Some countries view the 7% as insufficient
The Basel III minimum equity capital levels have been set at 7% of risk weighted assets. The EU is likely to follow. Some countries have indicated they want higher minimum capital levels, such as the US, where an additional 3% may be imposed (Wall Street Journal 2011).
Within Europe, the UK has similarly signalled its willingness to do the same (BBC News 2011). That would need to be allowed by EU regulations. This is strongly opposed by some member states, especially France and Germany, who would like the minimum 7% also to be the maximum, following the so-called “maximum harmonization” principle.
The maximum harmonisation principle for capital is misguided
The maximum harmonisation principle for capital would be sensible if the EU were a single financial market, homogeneous in national attributes such as bankruptcy laws and having a single European supervisory agency. In such a world, variable capital standards undermine the principle of a single financial market.
This, however, is based on a utopian view of European financial markets. After all, the EU does not have a political union, enabling a single EU supervisory agency, nor common bankruptcy laws. Consequently, the composition of assets, and treatment of assets in bankruptcy will be different across borders.
Furthermore, with each state having independent budgets, government policies and development levels, the nature and importance of banking will vary significantly across member states.
Looking at total banking assets over GDP, the relatively smallest banking state is Romania at 64% and the largest is Luxembourg at 1,964%, followed by Ireland at 929% and Cyprus at 928%. For the largest banking states, the financial sector is a significant generator of systemic risk and contributor to the business cycle. Those forces are not as strong in countries with smaller banking sectors, especially where the banks are mostly foreign.
A country with a large banking system needs different approaches to supervision than a small banking state. It needs more protection from financial turmoil and hence it would be prudent for it to require higher capital levels.
Indeed, it is sensible to vary capital levels with the relative size of the banking sector. For these reasons, the maximum harmonisation principle for bank capital is not advisable.
Those wanting low capital may have weak banking systems
The same countries that led the opposition to higher capital standards in the Basel III negotiations now oppose variable capital requirements in the EU, Germany and France.

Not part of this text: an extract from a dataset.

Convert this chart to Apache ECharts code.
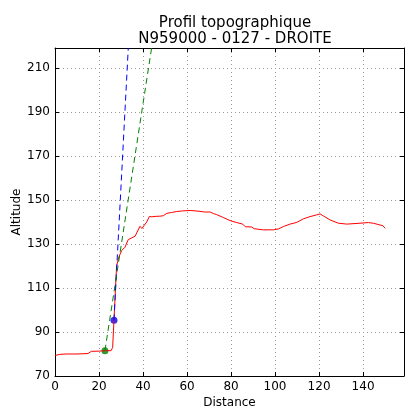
<!DOCTYPE html>
<html>
<head>
<meta charset="utf-8">
<script src="https://cdn.jsdelivr.net/npm/echarts@6/dist/echarts.min.js"></script>
<style>
  html, body { margin: 0; padding: 0; background: #fff; }
  #chart { width: 405px; height: 409px; }
</style>
</head>
<body>
<div id="chart"></div>
<script>
// profil (distance / altitude)
const distances = [0, 2, 5, 10, 15, 16.5, 20, 23, 25.5, 26.2, 26.8, 27.5, 28, 29, 30.3, 31.8, 33.3, 35, 36.4, 38.6, 39.5, 40.2, 41.7, 42.9, 44, 45.5, 47.7, 49.2, 50.8, 53, 55.3, 58, 61.4, 65.9, 68, 70.5, 72, 73.5, 76.5, 79.5, 82.6, 85.3, 86.5, 89.4, 90.5, 94.7, 99.2, 101.5, 103.8, 106.8, 109.9, 112.9, 115.9, 118.9, 120.5, 122, 125, 128.8, 132.6, 138.6, 142.4, 143.2, 144.7, 147.7, 149, 150]
const altitudes = [79.3, 79.8, 80, 80, 80.2, 81.2, 81.3, 81.5, 81.5, 83, 95.3, 110, 120, 124, 127, 128.5, 132, 132.8, 133.5, 138, 137, 137.5, 140, 142.5, 142.3, 142.5, 142.6, 142.8, 143.9, 144.3, 144.7, 145, 145.2, 144.8, 144.5, 144.5, 143.8, 143.3, 142, 140.6, 139.7, 139, 137.8, 137.7, 136.9, 136.4, 136.4, 136.8, 137.9, 139, 139.8, 141.4, 142.4, 143.2, 143.6, 142.7, 140.9, 139.4, 139, 139.4, 139.7, 140, 139.4, 138.6, 138.3, 137.1]

// droites de pente
const blueX = [26.8, 33.3]
const blueY = [95.3, 219]
const greenX = [22.7, 43.9]
const greenY = [81.5, 219]

// points
const bluePoint = [26.8, 95.3]
const greenPoint = [22.7, 81.5]

const xMin = 0, xMax = 158.6, xStep = 20
const yMin = 70, yMax = 219, yStep = 20

function zip(xs, ys) {
  let out = []
  for (let i = 0; i < xs.length; i++) out.push([xs[i], ys[i]])
  return out
}

const font = 'DejaVu Sans'
const tickStyle = { show: true, inside: true, length: 4, lineStyle: { color: '#000', width: 1 } }

function xAx(pos, labels) {
  return {
    type: 'value', position: pos, min: xMin, max: xMax, interval: xStep,
    name: labels ? 'Distance' : '', nameLocation: 'middle', nameGap: 21, nameMoveOverlap: false,
    nameTextStyle: { fontFamily: font, fontSize: 12, color: '#000' },
    axisLine: { show: true, onZero: false, lineStyle: { color: '#000', width: 1 } },
    axisTick: tickStyle,
    axisLabel: {
      show: labels, margin: 5, fontFamily: font, fontSize: 12, color: '#000',
      formatter: v => (v % xStep === 0 ? String(v) : '')
    },
    splitLine: { show: labels, lineStyle: { color: '#999', type: [1, 3], width: 1 } }
  }
}

function yAx(pos, labels) {
  return {
    type: 'value', position: pos, min: yMin, max: yMax, interval: yStep,
    name: labels ? 'Altitude' : '', nameLocation: 'middle', nameGap: 32, nameMoveOverlap: false,
    nameTextStyle: { fontFamily: font, fontSize: 12, color: '#000' },
    axisLine: { show: true, onZero: false, lineStyle: { color: '#000', width: 1 } },
    axisTick: tickStyle,
    axisLabel: {
      show: labels, margin: 5, fontFamily: font, fontSize: 12, color: '#000',
      formatter: v => ((v - yMin) % yStep === 0 ? String(v) : '')
    },
    splitLine: { show: labels, lineStyle: { color: '#999', type: [1, 3], width: 1 } }
  }
}

var myChart = echarts.init(document.getElementById('chart'), null, { renderer: 'canvas' })
var option = {
  animation: false,
  backgroundColor: '#fff',
  title: {
    text: 'Profil topographique\nN959000 - 0127 - DROITE',
    left: 230, top: 10, textAlign: 'center',
    textStyle: { fontFamily: font, fontSize: 15, fontWeight: 'normal', color: '#000', lineHeight: 16 }
  },
  grid: { left: 55, right: 1, top: 48, bottom: 33, containLabel: false, outerBoundsMode: 'none' },
  xAxis: [xAx('bottom', true), xAx('top', false)],
  yAxis: [yAx('left', true), yAx('right', false)],
  series: [
    {
      type: 'line', data: zip(distances, altitudes), showSymbol: false,
      lineStyle: { color: '#ff0000', width: 1 }, clip: true
    },
    {
      type: 'line', data: zip(blueX, blueY), showSymbol: false,
      lineStyle: { color: '#0000ff', width: 1, type: [6, 4] }, clip: true
    },
    {
      type: 'line', data: zip(greenX, greenY), showSymbol: false,
      lineStyle: { color: '#008000', width: 1, type: [6, 4] }, clip: true
    },
    {
      type: 'scatter', data: [bluePoint], symbolSize: 7,
      itemStyle: { color: '#0000ff' }
    },
    {
      type: 'scatter', data: [greenPoint], symbolSize: 7,
      itemStyle: { color: '#008000' }
    }
  ]
}
myChart.setOption(option)
</script>
</body>
</html>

I suspect they fear that allowing countries to impose more stringent capital standards would expose the weaknesses of their own banking systems. If an important banking nation successfully implements relatively higher capital standards, it directly signals that country’s relative banking strength and a desire not to support the banks in a crisis.
Perhaps, the real reason for the French and German opposition to variable capital standards can both be found in weaknesses in those countries’ bank assets and their willingness to use taxpayers’ money to bail out the banks.
The financial crisis demonstrated the need for improving capital standards, with Basel III a step in the right direction. Countries with large financial systems need to have the freedom to impose stricter controls on risk taking than is the norm. For these reasons, an EU maximum harmonisation for bank capital would be the wrong step.